### Raw records
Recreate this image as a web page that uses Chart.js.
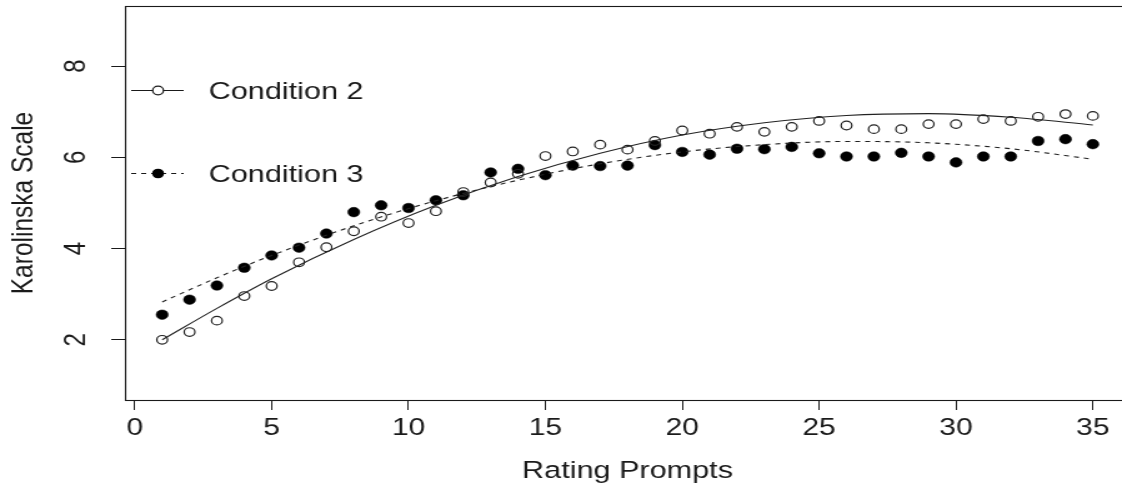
<!DOCTYPE html>
<html>
<head>
<meta charset="utf-8">
<title>Karolinska Scale by Rating Prompts</title>
<script src="https://cdn.jsdelivr.net/npm/chart.js@4"></script>
<style>
  html, body { margin: 0; padding: 0; background: #fff; overflow: hidden; }
  #wrap { width: 1122px; height: 492px; overflow: hidden; position: relative; }
  /* the reference is stretched sideways, so the canvas is drawn narrow and widened */
  #chart { transform: scaleX(1.2494); transform-origin: 0 0; display: block; }
</style>
</head>
<body>
<div id="wrap"><canvas id="chart" width="910" height="492"></canvas></div>
<script>
// Data
const prompts = [1, 2, 3, 4, 5, 6, 7, 8, 9, 10, 11, 12, 13, 14, 15, 16, 17, 18,
  19, 20, 21, 22, 23, 24, 25, 26, 27, 28, 29, 30, 31, 32, 33, 34, 35];
const condition2 = [2.00, 2.17, 2.42, 2.96, 3.18, 3.70, 4.03, 4.38, 4.70, 4.56, 4.82, 5.24,
  5.45, 5.64, 6.03, 6.13, 6.28, 6.17, 6.36, 6.59, 6.52, 6.67, 6.56, 6.67, 6.80, 6.70,
  6.62, 6.62, 6.73, 6.73, 6.84, 6.80, 6.89, 6.95, 6.91];
const condition3 = [2.55, 2.88, 3.19, 3.58, 3.85, 4.02, 4.33, 4.80, 4.95, 4.89, 5.06, 5.17,
  5.67, 5.75, 5.61, 5.82, 5.81, 5.82, 6.27, 6.12, 6.06, 6.19, 6.18, 6.23, 6.09, 6.02,
  6.02, 6.10, 6.02, 5.89, 6.02, 6.02, 6.36, 6.40, 6.29];

// Fitted curves at a few prompts
const fitPrompts = [1, 3, 5, 8, 11, 14, 17, 20, 23, 26, 29, 32, 35];
const fitCondition2 = [2.00, 2.69, 3.34, 4.20, 4.95, 5.58, 6.09, 6.49, 6.76, 6.92, 6.96, 6.88, 6.71];
const fitCondition3 = [2.83, 3.36, 3.85, 4.50, 5.05, 5.50, 5.86, 6.12, 6.28, 6.35, 6.32, 6.19, 5.96];

const xTicks = [0, 5, 10, 15, 20, 25, 30, 35];
const yTicks = [2, 4, 6, 8];
const seriesNames = ['Condition 2', 'Condition 3'];

const FONT = '"Liberation Sans", Arial, Helvetica, sans-serif';
const INK = '#1a1a1a';

function toPoints(xs, ys) {
  return xs.map((x, i) => ({ x: x, y: ys[i] }));
}

// Box round the plot, rotated y labels and the legend
const framePlugin = {
  id: 'frame',
  afterDraw(chart) {
    const ctx = chart.ctx;
    const area = chart.chartArea;
    const yScale = chart.scales.y;

    ctx.save();
    ctx.strokeStyle = INK;
    ctx.lineWidth = 1.1;
    ctx.strokeRect(Math.round(area.left) + 0.5, Math.round(area.top) + 0.5,
      Math.round(area.right - area.left), Math.round(area.bottom - area.top));

    // y tick labels, parallel to the axis as R draws them
    ctx.fillStyle = INK;
    ctx.font = '24px ' + FONT;
    ctx.textAlign = 'center';
    ctx.textBaseline = 'middle';
    yTicks.forEach(v => {
      const py = yScale.getPixelForValue(v);
      ctx.save();
      ctx.translate(area.left - 40, py);
      ctx.rotate(-Math.PI / 2);
      ctx.fillText(String(v), 0, 1);
      ctx.restore();
    });

    // legend
    const rows = [
      { y: 90, dash: [], filled: false },
      { y: 173, dash: [4, 4], filled: true }
    ];
    rows.forEach((row, i) => {
      const x0 = area.left + 5;
      const x1 = area.left + 47;
      const xm = area.left + 26.5;
      ctx.setLineDash(row.dash);
      ctx.lineWidth = 1;
      ctx.strokeStyle = INK;
      ctx.beginPath();
      ctx.moveTo(x0, row.y + 0.5);
      ctx.lineTo(x1, row.y + 0.5);
      ctx.stroke();
      ctx.setLineDash([]);
      ctx.beginPath();
      ctx.arc(xm, row.y + 0.5, row.filled ? 4.8 : 4.3, 0, Math.PI * 2);
      if (row.filled) {
        ctx.fillStyle = '#000';
        ctx.fill();
      } else {
        ctx.fillStyle = '#fff';
        ctx.fill();
        ctx.lineWidth = 1.2;
        ctx.stroke();
      }
      ctx.fillStyle = INK;
      ctx.font = '24.5px ' + FONT;
      ctx.textAlign = 'left';
      ctx.textBaseline = 'alphabetic';
      ctx.fillText(seriesNames[i], area.left + 67, row.y + 9);
    });
    ctx.restore();
  }
};

function buildChart() {
  const ctx = document.getElementById('chart');

  new Chart(ctx, {
    type: 'scatter',
    data: {
      datasets: [
        {
          label: 'Condition 2 fit',
          type: 'line',
          data: toPoints(fitPrompts, fitCondition2),
          borderColor: '#222',
          borderWidth: 1.1,
          pointRadius: 0,
          fill: false,
          cubicInterpolationMode: 'monotone',
          order: 0
        },
        {
          label: 'Condition 3 fit',
          type: 'line',
          data: toPoints(fitPrompts, fitCondition3),
          borderColor: '#222',
          borderWidth: 1.1,
          borderDash: [4, 4],
          pointRadius: 0,
          fill: false,
          cubicInterpolationMode: 'monotone',
          order: 0
        },
        {
          label: seriesNames[0],
          data: toPoints(prompts, condition2),
          pointStyle: 'circle',
          pointRadius: 4.3,
          pointBorderWidth: 1.2,
          pointBorderColor: '#222',
          pointBackgroundColor: 'rgba(255,255,255,0)',
          showLine: false,
          order: 1
        },
        {
          label: seriesNames[1],
          data: toPoints(prompts, condition3),
          pointStyle: 'circle',
          pointRadius: 4.8,
          pointBorderWidth: 0.5,
          pointBorderColor: '#000',
          pointBackgroundColor: '#000',
          showLine: false,
          order: 1
        }
      ]
    },
    options: {
      responsive: false,
      animation: false,
      devicePixelRatio: 1,
      layout: { padding: { top: 6, right: 0, bottom: 0, left: 0 } },
      plugins: {
        legend: { display: false },
        tooltip: { enabled: false }
      },
      scales: {
        x: {
          type: 'linear',
          min: -0.36,
          max: 36.36,
          afterBuildTicks: scale => { scale.ticks = xTicks.map(v => ({ value: v })); },
          afterFit: scale => { scale.height = 92; },
          grid: {
            display: true,
            drawOnChartArea: false,
            drawTicks: true,
            tickLength: 10,
            color: INK,
            lineWidth: 1
          },
          border: { display: false },
          ticks: {
            color: INK,
            padding: 4,
            maxRotation: 0,
            autoSkip: false,
            font: { family: FONT, size: 24 }
          },
          title: {
            display: true,
            text: 'Rating Prompts',
            color: INK,
            font: { family: FONT, size: 24.5 },
            padding: { top: 0, bottom: 6 }
          }
        },
        y: {
          type: 'linear',
          min: 0.68,
          max: 9.32,
          afterBuildTicks: scale => { scale.ticks = yTicks.map(v => ({ value: v })); },
          afterFit: scale => { scale.width = 100; },
          grid: {
            display: true,
            drawOnChartArea: false,
            drawTicks: true,
            tickLength: 11,
            color: INK,
            lineWidth: 1
          },
          border: { display: false },
          ticks: { display: false },
          title: {
            display: true,
            text: 'Karolinska Scale',
            color: INK,
            font: { family: FONT, size: 24.5 },
            padding: { top: 5, bottom: 0 }
          }
        }
      }
    },
    plugins: [framePlugin]
  });
}

buildChart();
</script>
</body>
</html>
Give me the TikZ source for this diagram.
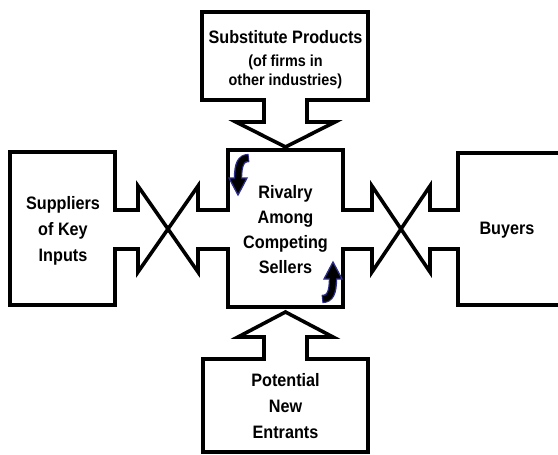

### Task directions
Search the data for the word "this" and copy each line where it appears.

### Exercise response
Recreate this image as a web page that uses Chart.js.
Give me the TikZ source for this diagram.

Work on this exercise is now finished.